Last night in the capital three other Christian houses were hit by bombs, without causing any victims. Despite this, the Prime Minister al Maliki is urging Christians not to abandon the country.
The latest attacks come only 10 days after the October 31 attack on the Syrian Catholic Church of Our Lady of Salvation, and after threats from Al Qaeda to eliminate Christians from the Middle East. The attack on the parish killed 44 faithful, two priests and seven security guards. About 90 people were injured. Of these, the first group (37, to be followed by those remaining) arrived in France on Nov. 8 to receive treatment offered by the European nation, the only one to propose such support.
Yesterday, Prime Minister al-Maliki visited the church of Our Lady of Salvation and urged his fellow Christians not to leave the country.
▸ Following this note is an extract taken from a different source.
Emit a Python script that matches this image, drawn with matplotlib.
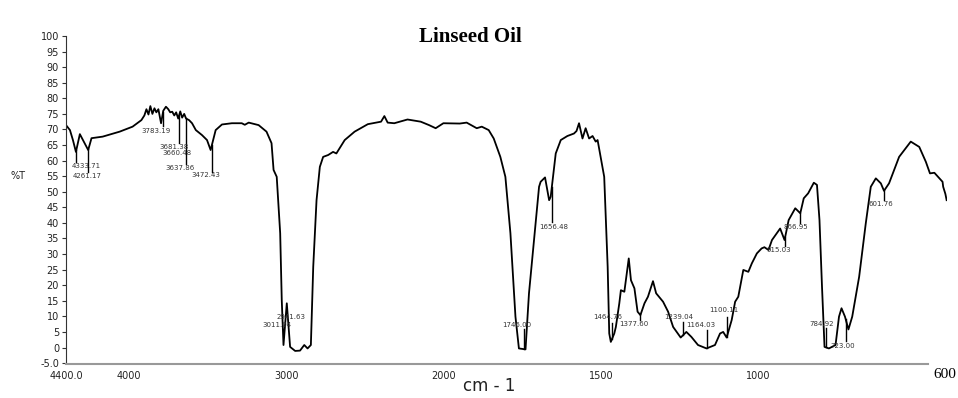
import numpy as np
import matplotlib
matplotlib.use("Agg")
from matplotlib import pyplot as plt

# spectrum: wavenumber (cm-1) and %T
wavenumber = [4400, 4375, 4356, 4337, 4312, 4259, 4238, 4167, 4059, 3977, 3921,
              3902, 3889, 3876, 3864, 3851, 3838, 3826, 3813, 3796, 3782, 3765,
              3750, 3738, 3725, 3712, 3700, 3687, 3674, 3662, 3649, 3637, 3618,
              3599, 3575, 3536, 3504, 3481, 3449, 3409, 3346, 3283, 3264, 3239,
              3176, 3126, 3094, 3081, 3061, 3039, 3029, 3018, 2997, 2976, 2944,
              2913, 2886, 2865, 2844, 2829, 2808, 2787, 2766, 2734, 2703, 2682,
              2629, 2566, 2482, 2398, 2377, 2356, 2314, 2230, 2146, 2093, 2051,
              2002, 1949, 1927, 1895, 1879, 1857, 1841, 1820, 1804, 1788, 1772,
              1761, 1740, 1729, 1713, 1697, 1692, 1678, 1665, 1660, 1644, 1628,
              1607, 1586, 1578, 1570, 1559, 1549, 1538, 1527, 1517, 1511, 1490,
              1479, 1474, 1469, 1458, 1453, 1442, 1437, 1426, 1412, 1405, 1394,
              1384, 1375, 1362, 1351, 1335, 1325, 1303, 1287, 1271, 1247, 1229,
              1213, 1192, 1165, 1138, 1122, 1112, 1101, 1085, 1074, 1064, 1048,
              1032, 1021, 1005, 990, 981, 968, 957, 931, 917, 904, 883, 867, 856,
              842, 824, 814, 806, 798, 790, 776, 755, 744, 736, 725, 714, 702,
              680, 659, 643, 627, 611, 601, 585, 553, 516, 489, 468, 455, 441,
              425, 415, 413, 406, 402]
transmittance = [71.4, 69.8, 66.6, 62.8, 68.5, 63.4, 67.2, 67.7, 69.3, 70.9, 73.0,
                 74.5, 76.5, 74.8, 77.5, 75.0, 76.8, 75.5, 76.5, 72.0, 76.0, 77.3,
                 76.5, 75.5, 75.7, 74.5, 75.5, 73.5, 75.8, 73.8, 75.0, 73.5, 73.0,
                 72.0, 69.8, 68.2, 66.6, 63.4, 69.8, 71.6, 72.0, 72.0, 71.5, 72.2,
                 71.4, 69.3, 65.6, 57.0, 54.8, 36.7, 15.2, 0.8, 14.2, 0.2, -1.1,
                 -1.0, 0.8, -0.3, 0.8, 25.9, 47.3, 58.0, 61.2, 61.8, 62.8, 62.3,
                 66.6, 69.3, 71.7, 72.5, 74.3, 72.2, 72.0, 73.2, 72.5, 71.4, 70.4,
                 72.0, 71.9, 72.2, 70.4, 70.9, 69.8, 67.1, 61.2, 54.8, 36.7, 9.9,
                 -0.3, -0.6, 17.4, 34.5, 51.6, 53.2, 54.6, 47.3, 48.4, 62.3, 66.6,
                 67.9, 68.7, 69.5, 72.0, 67.1, 70.4, 67.1, 67.9, 66.1, 66.6, 54.8,
                 25.9, 4.5, 1.8, 4.5, 6.6, 14.2, 18.4, 17.9, 28.6, 21.6, 19.0,
                 11.5, 10.4, 14.2, 16.3, 21.3, 17.4, 14.7, 11.5, 6.6, 3.2, 5.0,
                 3.4, 0.8, -0.3, 0.8, 4.5, 5.0, 3.2, 8.8, 14.7, 16.3, 24.9,
                 24.3, 27.0, 30.2, 31.8, 32.2, 31.3, 34.5, 38.2, 34.5, 40.9, 44.7, 43.1, 47.9,
                 49.5, 52.9, 52.2, 40.9, 19.5, 0.2, -0.3, 0.8, 9.9, 12.6, 9.9, 5.8, 9.9,
                 22.7, 39.8, 51.6, 54.3, 52.7, 50.3, 52.7, 61.2, 66.1, 64.4, 59.6, 55.9, 56.1,
                 54.3, 53.2, 51.6, 49.3, 47.3]

# peak labels: value, label position (left edge, centre) and end of the leader line
peak_values = [4333.71, 4261.17, 3783.19, 3681.38, 3660.48, 3637.86, 3472.43,
               2941.63, 3011.04, 1746.00, 1656.48, 1464.76, 1377.60, 1239.04,
               1164.03, 1100.11, 915.03, 866.95, 784.92, 723.00, 601.76]
label_x = [4362, 4356, 3921, 3807, 3788, 3769, 3605, 3063, 3151, 1815, 1696,
           1524, 1441, 1300, 1230, 1157, 974, 920, 837, 770, 649]
label_y = [58.2, 55.0, 69.5, 64.3, 62.4, 57.6, 55.3, 9.7, 7.2, 7.2, 38.6,
           9.8, 7.5, 9.8, 7.2, 12.0, 31.3, 38.7, 7.5, 0.4, 46.0]
leader_end = [59.5, 56.5, 71.0, 65.5, np.nan, 59.0, 56.5, np.nan, np.nan, 6.0, 40.3,
              8.0, 8.8, 8.2, 5.6, 9.8, 32.5, 40.0, 6.2, 2.0, 47.3]

xticks = [4400, 4000, 3000, 2000, 1500, 1000]
xtick_labels = ["4400.0", "4000", "3000", "2000", "1500", "1000"]
yticks = list(range(-5, 101, 5))
ytick_labels = ["-5.0"] + [str(v) for v in yticks[1:]]


# spectrometer axis: scale doubles below 2000 cm-1
def fwd(w):
    w = np.asarray(w, dtype=float)
    return np.where(w >= 2000, w - 4400, (w - 2000) * 2 - 2400)


def inv(t):
    t = np.asarray(t, dtype=float)
    return np.where(t >= -2400, t + 4400, (t + 2400) / 2 + 2000)


fig = plt.figure(figsize=(9.58, 3.98), dpi=100)
ax = fig.add_axes([0.0689, 0.0854, 0.9199, 0.8241])
ax.set_xscale("function", functions=(fwd, inv))
ax.set_xlim(4400, 400)
ax.set_ylim(-5.3, 100)

ax.plot(wavenumber, transmittance, color="black", lw=1.3)

wn_sorted = np.array(wavenumber[::-1])
tr_sorted = np.array(transmittance[::-1])
for val, lx, ly, le in zip(peak_values, label_x, label_y, leader_end):
    if not np.isnan(le):
        yc = np.interp(val, wn_sorted, tr_sorted)
        ax.plot([val, val], [yc, le], color="black", lw=1.0)
    ax.text(lx, ly, f"{val:.2f}", fontsize=5, color="#333333",
            ha="left", va="center", family="DejaVu Sans")

for s in ["top", "right"]:
    ax.spines[s].set_visible(False)
ax.spines["left"].set_color("#333333")
ax.spines["left"].set_bounds(-5, 100)
ax.spines["bottom"].set_color("#999999")
ax.spines["bottom"].set_linewidth(1.5)
ax.spines["bottom"].set_bounds(4400, 460)

ax.set_xticks(xticks)
ax.set_xticklabels(xtick_labels)
ax.set_yticks(yticks)
ax.set_yticklabels(ytick_labels)
ax.tick_params(axis="x", length=0, pad=5, labelsize=7, labelcolor="#222222")
ax.tick_params(axis="y", length=3, width=0.8, pad=2, labelsize=7,
               labelcolor="#222222", color="#333333")
ax.minorticks_off()

fig.text(0.491, 0.907, "Linseed Oil", family="Liberation Serif", fontweight="bold",
         fontsize=15, ha="center", va="center",
         bbox=dict(facecolor="white", edgecolor="none", pad=6))
fig.text(0.011, 0.558, "%T", fontsize=7, ha="left", va="center", color="#222222")
fig.text(0.511, 0.03, "cm - 1", fontsize=12, ha="center", va="center", color="#222222")
fig.text(0.986, 0.058, "600", family="Liberation Serif", fontsize=11,
         ha="center", va="center")

fig.savefig("out.png", dpi=100)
Praising the "noble" gesture of France, al-Maliki said that "it must not be an incentive to emigrate." He recalled that in his meeting with Benedict XVI, in 2008, had asked the Pope "not to allow the East be emptied of Christians, nor the West of Muslims".
"We ask - he said – for an end to the emigration of Christians, that the phenomenon does not return, and we will do everything possible so that the array of flowers of Iraq's communities remain complete and united".
Al-Maliki also offered his condolences to the families of the victims: "The equality of Christians and other Iraqis - he said - is a sacred duty."
Eric Besson, the French Minister of Immigration has made it clear that Christians survivors of the attack in Baghdad will benefit political asylum. "This message of support – he added - does not mean that France and Europe, are inviting the Christians of the East and Iraq to leave their countries. Rather it is our responsibility and desire to help them live in security in their countries of origin. "
On 8 November two other believers were killed in front of their homes in the Iraqi capital.
Before the U.S. invasion in 2003, the Christian community in Iraq counted almost a million faithful, that number has now dropped below 500 thousand.